French President Emmanuel Macron on Friday met the head of Russia’s oldest rights group as well as the widow of Alexander Solzhenitsyn, the Nobel literature laureate and prominent dissident of the Soviet era, Reuters reports:

Facing calls at home to send a signal on human rights and democratic values to the Russian leader during his visit, Macron posted pictures on Thursday night of his meeting with the head of the Memorial rights group, Alexander Cherkasov.

As the first non-governmental organization registered in the Soviet Union, Memorial is a symbol of the fight for democracy and human rights in Russia. It is now one of hundreds of NGOs under scrutiny for receiving funding from abroad and involvement in what is loosely defined as “political activities.”

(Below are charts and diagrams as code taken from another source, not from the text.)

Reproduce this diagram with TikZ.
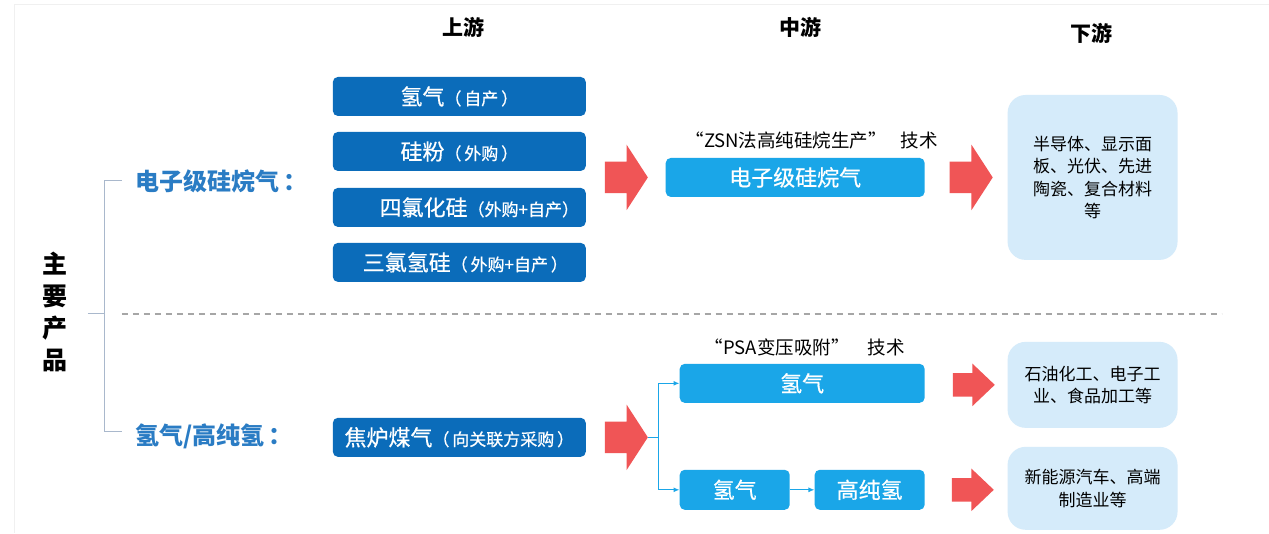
\documentclass[tikz,border=0pt]{standalone}
\usepackage{fontspec}
\setmainfont{Noto Sans CJK SC}
\newfontfamily\boxfont[FakeBold=0.6]{Noto Sans CJK SC}
\usetikzlibrary{shapes.arrows,arrows.meta}
\definecolor{dkblue}{HTML}{0B6CBA}
\definecolor{ltblue}{HTML}{1AA6E8}
\definecolor{paleblue}{HTML}{D5EBFA}
\definecolor{catblue}{HTML}{2A7CC4}
\definecolor{redarr}{HTML}{F05556}
\definecolor{brk}{HTML}{A9B8CC}
\newcommand{\sm}[1]{{\fontsize{17}{19}\selectfont #1}}
\begin{document}
\begin{tikzpicture}[x=1pt,y=-1pt,
  upbox/.style={fill=dkblue,rounded corners=5pt,minimum width=253pt,minimum height=39pt,inner sep=0pt,text=white,font=\boxfont\fontsize{22}{24}\selectfont},
  midbox/.style={fill=ltblue,rounded corners=5pt,minimum height=39pt,inner sep=0pt,text=white,font=\boxfont\fontsize{22}{24}\selectfont},
  endbox/.style={fill=paleblue,rounded corners=18pt,minimum width=170pt,inner sep=0pt,text width=160pt,align=center,font=\fontsize{17}{22.5}\selectfont},
  bigarrow/.style={single arrow,fill=redarr,draw=none,inner xsep=0pt,inner ysep=15.5pt,minimum height=43pt,single arrow head extend=17pt,single arrow tip angle=114,single arrow head indent=0pt},
  smallarrow/.style={single arrow,fill=redarr,draw=none,inner xsep=0pt,inner ysep=11.5pt,minimum height=42pt,single arrow head extend=9.5pt,single arrow tip angle=87,single arrow head indent=0pt},
  hdr/.style={font=\bfseries\fontsize{21}{24}\selectfont},
  cat/.style={text=catblue,font=\bfseries\fontsize{24}{26}\selectfont},
  tech/.style={font=\fontsize{18.5}{20}\selectfont},
  conn/.style={draw=ltblue,line width=1.2pt}]
\fill[white] (0,0) rectangle (1269,533);
\draw[black!6,line width=1pt] (15,533) -- (15,4) -- (1269,4);
% headers
\node[hdr] (hup) at (464,27) {上游};
\node[hdr] (hmid) at (801,27) {中游};
\node[hdr] (hdown) at (1092,33) {下游};
% main label
\node[font=\bfseries\fontsize{25}{32}\selectfont,align=center] (main) at (55,312) {主\\要\\产\\品};
% bracket
\coordinate (bt) at (122,181);
\coordinate (bb) at (122,432);
\coordinate (bm) at (88,314);
\coordinate (bx) at (105,314);
\draw[brk,line width=1pt] (bt) -- (105,181) -- (105,432) -- (bb);
\draw[brk,line width=1pt] (bm) -- (bx);
% dashed separator
\coordinate (d1) at (122,314);
\coordinate (d2) at (1222,314);
\draw[black!35,line width=1.3pt,dash pattern=on 6pt off 5pt] (d1) -- (d2);
% categories
\node[cat,anchor=west] (cat1) at (132,181) {电子级硅烷气\,：};
\node[cat,anchor=west] (cat2) at (132,436) {氢气/高纯氢\,：};
% upstream boxes
\node[upbox] (u1) at (459.5,96.5) {氢气\sm{（\,自产\,）}};
\node[upbox] (u2) at (459.5,151.5) {硅粉\sm{（\,外购\,）}};
\node[upbox] (u3) at (459.5,207.5) {\hspace*{40pt}四氯化硅\sm{（外购+自产）}};
\node[upbox] (u4) at (459.5,262.5) {\hspace*{12pt}三氯氢硅\sm{（\,外购+自产\,）}};
\node[upbox] (coal) at (459.5,437.5) {焦炉煤气\sm{（\,向关联方采购\,）}};
% red arrows
\node[bigarrow] (ra1) at (621.5,177.5) {};
\node[bigarrow] (ra2) at (966.5,177.5) {};
\node[bigarrow] (ra3) at (621.5,437.5) {};
\node[smallarrow] (ra4) at (968,385) {};
\node[smallarrow] (ra5) at (967,490) {};
% midstream
\node[tech] (t1) at (812,141) {“ZSN法高纯硅烷生产”\hspace{14pt}技术};
\node[midbox,minimum width=259pt] (m1) at (795.5,177.5) {电子级硅烷气};
\node[tech] (t2) at (805,348) {“PSA变压吸附”\hspace{18pt}技术};
\node[midbox,minimum width=245pt] (h2a) at (802.5,383.5) {氢气};
\node[midbox,minimum width=110pt,minimum height=40pt] (h2b) at (735,490) {氢气};
\node[midbox,minimum width=110pt,minimum height=40pt] (hp) at (870,490) {高纯氢};
% connectors
\coordinate (split) at (659,437.5);
\draw[conn] (ra3.tip) -- (split);
\draw[conn,-{Latex[length=6pt,width=5pt]}] (split) |- (h2a.west);
\draw[conn,-{Latex[length=6pt,width=5pt]}] (split) |- (h2b.west);
\draw[conn,-{Latex[length=6pt,width=5pt]}] (h2b) -- (hp);
% downstream
\node[endbox,minimum height=165pt] (e1) at (1093,177.5) {半导体、显示面\\板、光伏、先进\\陶瓷、复合材料\\等};
\node[endbox,minimum height=86pt] (e2) at (1093,385) {石油化工、电子工\\业、食品加工等};
\node[endbox,minimum height=83pt] (e3) at (1093,488.5) {新能源汽车、高端\\制造业等};
\end{tikzpicture}
\end{document}
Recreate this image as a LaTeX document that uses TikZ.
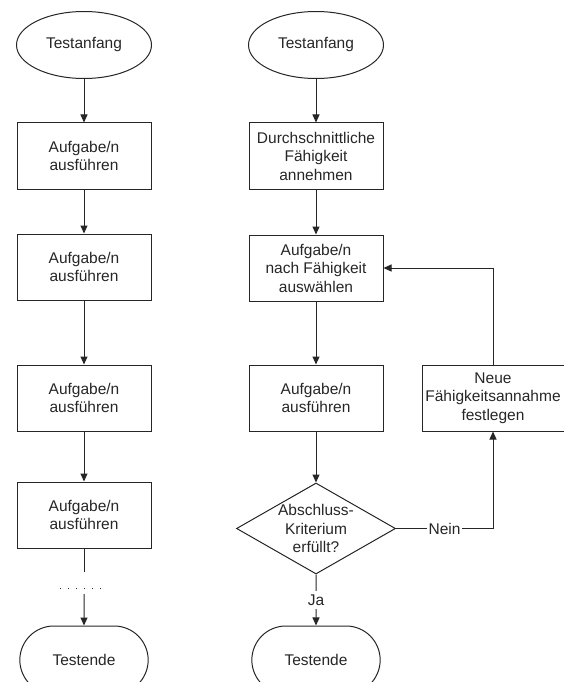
\documentclass[tikz,border=0pt]{standalone}
\usepackage{fontspec}
\setmainfont{Liberation Sans}
\usetikzlibrary{shapes.geometric,shapes.misc,positioning,arrows.meta}

\begin{document}
\begin{tikzpicture}[x=1pt,y=-1pt,->,>={Triangle[length=8pt,width=7pt]},
    line width=1pt,color=black!85,font=\fontsize{15.5}{18.5}\selectfont,
    task/.style={rectangle,draw,minimum width=134pt,minimum height=66pt,
      align=center,inner sep=2pt},
    begin/.style={ellipse,draw,minimum width=135pt,minimum height=67pt},
    finish/.style={rounded rectangle,draw,minimum width=135pt,minimum height=68pt},
    decision/.style={diamond,draw,minimum width=159pt,minimum height=91pt,inner sep=0pt}]

  \useasboundingbox (0,0) rectangle (564,682);

  % klassischer Test
  \node[begin] (startL) at (84,45)       {Testanfang};
  \node[task] (l1) [below=43.5pt of startL] {Aufgabe/n\\ausführen};
  \node[task] (l2) [below=44pt of l1]       {Aufgabe/n\\ausführen};
  \node[task] (l3) [below=64pt of l2]       {Aufgabe/n\\ausführen};
  \node[task] (l4) [below=50pt of l3]       {Aufgabe/n\\ausführen};
  \node[finish] (endL) [below=77pt of l4]   {Testende};

  \coordinate (gapA) at (84,572);
  \coordinate (gapB) at (84,594);
  \coordinate (dotL) at (60,588);
  \coordinate (dotR) at (108,588);

  \draw (startL) -- (l1);
  \draw (l1) -- (l2);
  \draw (l2) -- (l3);
  \draw (l3) -- (l4);
  \draw[-] (l4) -- (gapA);
  \draw[-,dash pattern=on 1pt off 7pt] (dotL) -- (dotR);
  \draw (gapB) -- (endL);

  % adaptiver Test
  \node[begin] (startR) at (316,45)        {Testanfang};
  \node[task] (avg) [below=43.5pt of startR] {Durchschnittliche\\Fähigkeit\\annehmen};
  \node[task] (sel) [below=45pt of avg]      {Aufgabe/n\\nach Fähigkeit\\auswählen};
  \node[task] (run) [below=63pt of sel]      {Aufgabe/n\\ausführen};
  \node[decision] (chk) [below=51pt of run,
    label={[align=center]center:Abschluss-\\Kriterium\\erfüllt?}] {};
  \node[finish] (endR) [below=51pt of chk]   {Testende};
  \node[task,minimum width=142pt] (neu) [right=38pt of run]
    {Neue\\Fähigkeitsannahme\\festlegen};

  \draw (startR) -- (avg);
  \draw (avg) -- (sel);
  \draw (sel) -- (run);
  \draw (run) -- (chk);
  \draw (chk) -- node[fill=white,inner sep=4pt] {Ja} (endR);
  \draw (chk.east) -- node[fill=white,inner sep=2pt] {Nein} (chk.east -| neu) -- (neu);
  \draw (neu) |- (sel);
\end{tikzpicture}
\end{document}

“Memorial is really the symbol of a democratic Russia that is brutalised by the authorities. Macron can show that Russia, for him, is not only its leaders but also its civil society,” said French philosopher Michel Eltchaninoff.

The visit came as independent researchers confirmed that a Russian missile (HT: FDD) was to blame for the downing of flight MH16. The Netherlands said it and Australia will seek to hold Moscow criminally liable for a missile attack that downed a Malaysia Airlines flight (HT:CFR over Ukraine in 2014. A Dutch-led international probe determined the missile was fired by a Russian military brigade, RFE/RL adds.

“It is time for Russia to acknowledge its role in the shooting down of MH-17 and to cease its callous disinformation campaign,” U.S. State Department spokeswoman Heather Nauert said in a statement that blamed Russian aggression in Ukraine for more than 10,300 deaths.

The roots of Russian aggression lay in neither NATO enlargement nor ‘hawkish’ US foreign policy, but in Russian revanchism, Brookings analyst Jamie Kirchick writes for the National Review. Insightful weekend reading from a former Penn Kemble fellow at the National Endowment for Democracy.

In a culture that admires strength, the president’s muscular style of nationalism resonates, Bloomberg’s Henry Meyer adds. In power longer than any Soviet leader other than dictator Joseph Stalin, he’s come to symbolize a concept of managed democracy and conservative values that compete with liberal ones.

Economist

Despite Vladimir Putin’s web of influence in the nation, Stanford University’s Michael McFaul said he is hopeful that the oligarchy will eventually fall, CNN reports.

“Well I’m pessimistic in the short run, incredibly optimistic in the long run,” McFaul said. “In the short run Putinism as a political system, I think, is pretty sophisticated. It’s not a crude dictatorship; it works effectively and he’s squashed the opposition, he’s crushed them.”

“I don’t see a scenario under which while Putin is there that system falls apart,” McFaul said. However, he noted that “one thing political scientists we know is that charismatic dictators or autocrats, their regimes do not long last as long as a one party systems. And Putin is most certainly that. And so I think after him that system falls apart pretty quickly.”

“I think change will happen and I think it’ll be in a more pro-Western democratic way. I just don’t know when that long run begins,” he said.